Mizoguchi’s history with women is long and complicated. His sister was sold to a geisha house when they were both teenagers and his mother frequently suffered at the hands of her abusive husband. Some years later, Mizoguchi’s wife went insane and was committed to an asylum, while he had many relationships with prostitutes throughout his life, one of whom slashed his back in a bathhouse during a fiery encounter. Bearing all of that in mind, it should come as no surprise that the female aspect of Mizoguchi’s work is often the most fascinating. A number of his films depict men as selfish, cruel or weak-willed and show us how their decisions adversely affect the female characters. The director frequently highlights the hypocrisy of society’s treatment of women, with one female character asking why it’s OK for men to commit adultery but not women in Chikamatsu monogatari, and the prostitutes of Akasen chitai (often referred to by its more lurid and inappropriately pejorative English title Street of Shame) similarly lamenting the injustice of their chosen profession. There’s no doubt where Mizoguchi’s sympathies lie in all of these films. His female characters are exploited and downtrodden, but he imbues them with an inner strength and an unshakable dignity. In his magnificent film Gion bayashi a young geisha defends herself against the drunken businessman aggressively molesting her by biting his lip; Mizoguchi’s heroines may often end up being defeated by circumstance, but they won’t go down without a fight.

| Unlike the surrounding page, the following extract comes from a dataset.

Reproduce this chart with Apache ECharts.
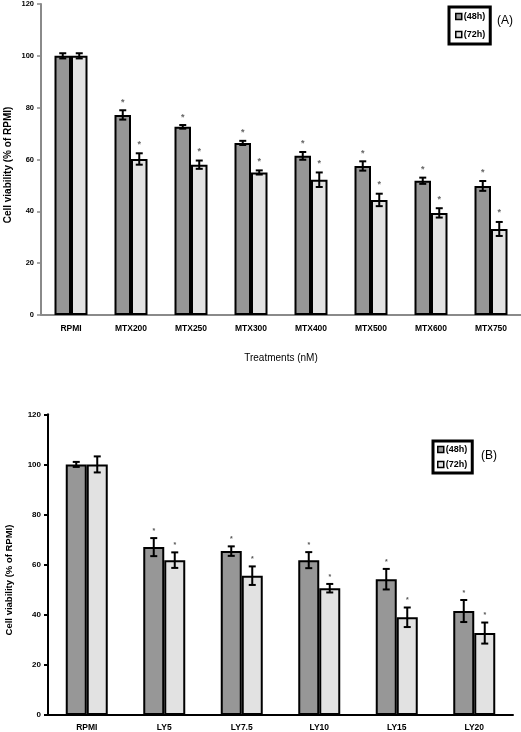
<!DOCTYPE html>
<html><head><meta charset="utf-8">
<script src="https://cdn.jsdelivr.net/npm/echarts@6/dist/echarts.min.js"></script>
<style>html,body{margin:0;padding:0;background:#fff}#c{width:521px;height:732px}</style>
</head><body><div id="c"></div>
<script>
// ---- Data ----
const catsA = ['RPMI','MTX200','MTX250','MTX300','MTX400','MTX500','MTX600','MTX750'];
const a48 = [100, 77.2, 72.6, 66.4, 61.4, 57.5, 51.8, 49.8];
const a48err = [1, 1.8, 0.7, 0.8, 1.5, 1.8, 1.2, 1.9];
const a72 = [100, 60.2, 58.0, 55.0, 52.2, 44.4, 39.4, 33.2];
const a72err = [1, 2.2, 1.6, 0.8, 2.8, 2.4, 1.8, 2.7];
const sigA = [0, 1, 1, 1, 1, 1, 1, 1];

const catsB = ['RPMI','LY5','LY7.5','LY10','LY15','LY20'];
const b48 = [100, 67.0, 65.4, 61.8, 54.2, 41.5];
const b48err = [1, 3.6, 1.9, 3.2, 4.1, 4.4];
const b72 = [100, 61.8, 55.6, 50.6, 39.0, 32.7];
const b72err = [3.2, 3.1, 3.7, 1.7, 3.9, 4.2];
const sigB = [0, 1, 1, 1, 1, 1];

const yTicks = [0, 20, 40, 60, 80, 100, 120];
const seriesNames = ['(48h)', '(72h)'];
const yTitle = 'Cell viability (% of RPMI)';
const xTitleA = 'Treatments (nM)';

// ---- Chart ----
const FONT = '"Liberation Sans", Arial, sans-serif';
const C48 = '#979797', C72 = '#e2e2e2';
const chart = echarts.init(document.getElementById('c'), null, {renderer: 'canvas'});

function errSeries(name, vals, errs, sig, xi, offset, cap, starSize, starGap, starColor) {
  return {
    type: 'custom', name: name, xAxisIndex: xi, yAxisIndex: xi, z: 5,
    silent: true, legendHoverLink: false,
    encode: {x: 0, y: 1},
    data: vals.map((v, i) => [i, v, errs[i], sig[i]]),
    renderItem: function (params, api) {
      const i = api.value(0), v = api.value(1), e = api.value(2), s = api.value(3);
      const p = api.coord([i, v]);
      const cx = p[0] + offset;
      const yt = api.coord([i, v + e])[1];
      const yb = api.coord([i, v - e])[1];
      const st = {stroke: '#000', lineWidth: 2};
      const ch = [
        {type: 'line', shape: {x1: cx, y1: yt, x2: cx, y2: yb}, style: st},
        {type: 'line', shape: {x1: cx - cap, y1: yt, x2: cx + cap, y2: yt}, style: st},
        {type: 'line', shape: {x1: cx - cap, y1: yb, x2: cx + cap, y2: yb}, style: st}
      ];
      if (s) {
        ch.push({type: 'text', x: cx, y: yt - starGap,
          style: {text: '*', fill: starColor, font: 'bold ' + starSize + 'px ' + FONT,
                  align: 'center', verticalAlign: 'middle'}});
      }
      return {type: 'group', children: ch};
    }
  };
}

const bwA = 16.5, bwB = 21;

const option = {
  animation: false,
  backgroundColor: '#fff',
  grid: [
    {left: 41, top: 4, width: 480, height: 311},
    {left: 48, top: 414.3, width: 465, height: 301.4}
  ],
  legend: [
    {data: seriesNames, orient: 'vertical', left: 449, top: 7, itemWidth: 6, itemHeight: 6, itemGap: 9,
     padding: [5, 5, 5, 6], borderColor: '#000', borderWidth: 3, selectedMode: false, icon: 'rect',
     itemStyle: {borderColor: '#000', borderWidth: 1.5},
     textStyle: {fontFamily: FONT, fontSize: 9, fontWeight: 'bold', color: '#000', padding: [0, 0, 0, -3]}},
    {data: seriesNames, orient: 'vertical', left: 433, top: 441, itemWidth: 6, itemHeight: 6, itemGap: 6,
     padding: [4, 5, 4, 4], borderColor: '#000', borderWidth: 3, selectedMode: false, icon: 'rect',
     itemStyle: {borderColor: '#000', borderWidth: 1.5},
     textStyle: {fontFamily: FONT, fontSize: 9, fontWeight: 'bold', color: '#000', padding: [0, 0, 0, -3]}}
  ],
  xAxis: [
    {type: 'category', gridIndex: 0, data: catsA,
     name: xTitleA, nameLocation: 'middle', nameGap: 38,
     nameTextStyle: {fontFamily: FONT, fontSize: 10, color: '#000'},
     axisLine: {lineStyle: {color: '#8a8a8a', width: 2}},
     axisTick: {lineStyle: {color: '#8a8a8a', width: 1.5}, length: 3},
     axisLabel: {fontFamily: FONT, fontSize: 8.5, fontWeight: 'bold', color: '#000', margin: 9}},
    {type: 'category', gridIndex: 1, data: catsB,
     axisLine: {lineStyle: {color: '#000', width: 2}},
     axisTick: {lineStyle: {color: '#000', width: 2}, length: 4},
     axisLabel: {fontFamily: FONT, fontSize: 8.5, fontWeight: 'bold', color: '#000', margin: 8}}
  ],
  yAxis: [
    {type: 'value', gridIndex: 0, min: 0, max: 120, interval: 20,
     axisLine: {show: true, lineStyle: {color: '#8a8a8a', width: 2}},
     axisTick: {show: true, lineStyle: {color: '#8a8a8a', width: 1.5}, length: 4},
     splitLine: {show: false},
     axisLabel: {fontFamily: FONT, fontSize: 7.5, fontWeight: 'bold', color: '#000', margin: 7,
                 formatter: v => yTicks.includes(v) ? String(v) : ''}},
    {type: 'value', gridIndex: 1, min: 0, max: 120, interval: 20,
     axisLine: {show: true, lineStyle: {color: '#000', width: 2}},
     axisTick: {show: true, lineStyle: {color: '#000', width: 2}, length: 4},
     splitLine: {show: false},
     axisLabel: {fontFamily: FONT, fontSize: 8, fontWeight: 'bold', color: '#000', margin: 7,
                 formatter: v => yTicks.includes(v) ? String(v) : ''}}
  ],
  graphic: [
    {type: 'text', x: 8, y: 165, rotation: Math.PI / 2,
     style: {text: yTitle, font: 'bold 10px ' + FONT, fill: '#000', align: 'center', verticalAlign: 'middle'}},
    {type: 'text', x: 9, y: 580, rotation: Math.PI / 2,
     style: {text: yTitle, font: 'bold 9.5px ' + FONT, fill: '#000', align: 'center', verticalAlign: 'middle'}},
    {type: 'text', x: 497, y: 21,
     style: {text: '(A)', font: '12px ' + FONT, fill: '#000', align: 'left', verticalAlign: 'middle'}},
    {type: 'text', x: 481, y: 456,
     style: {text: '(B)', font: '12px ' + FONT, fill: '#000', align: 'left', verticalAlign: 'middle'}}
  ],
  series: [
    {type: 'bar', name: seriesNames[0], xAxisIndex: 0, yAxisIndex: 0, data: a48, barWidth: bwA, barGap: '0%',
     itemStyle: {color: C48, borderColor: '#000', borderWidth: 2}},
    {type: 'bar', name: seriesNames[1], xAxisIndex: 0, yAxisIndex: 0, data: a72, barWidth: bwA, barGap: '0%',
     itemStyle: {color: C72, borderColor: '#000', borderWidth: 2}},
    {type: 'bar', name: seriesNames[0], xAxisIndex: 1, yAxisIndex: 1, data: b48, barWidth: bwB, barGap: '0%',
     itemStyle: {color: C48, borderColor: '#000', borderWidth: 2}},
    {type: 'bar', name: seriesNames[1], xAxisIndex: 1, yAxisIndex: 1, data: b72, barWidth: bwB, barGap: '0%',
     itemStyle: {color: C72, borderColor: '#000', borderWidth: 2}},
    errSeries('errA48', a48, a48err, sigA, 0, -bwA / 2, 3.5, 9, 8, '#666'),
    errSeries('errA72', a72, a72err, sigA, 0, bwA / 2, 3.5, 9, 9, '#666'),
    errSeries('errB48', b48, b48err, sigB, 1, -bwB / 2, 3.5, 7, 7, '#555'),
    errSeries('errB72', b72, b72err, sigB, 1, bwB / 2, 3.5, 7, 7, '#555')
  ]
};
chart.setOption(option);
</script>
</body></html>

Kenji Mizoguchi died of leukaemia in August 1956, leaving behind a body of work that ranks alongside that of any other filmmaker. At the time of his death he was developing a comedy called Osaka Story (eventually brought to the screen by Kozaburo Yoshimura), and it would have been fascinating to see him bring his customary deft touch, formal skill and deep humanity to a more lighthearted venture. Instead, his untimely passing ensured that Akasen chitai would stand as the last film Mizoguchi ever made, although it doesn’t feel like the work of an ailing master. The movie, an unsentimental portrait of life in Tokyo’s (soon to be outlawed) red light district, has the rough energy of a much younger filmmaker, as Mizoguchi experiments with a more urgent style and a daringly innovative soundtrack. It shows that he was always searching for new ways to explore classic themes, and the film’s devastating final image acts as a fitting epitaph for this great feminist director, presenting us with an anxious young woman as she takes her first tentative steps down a road that has destroyed so many women before her.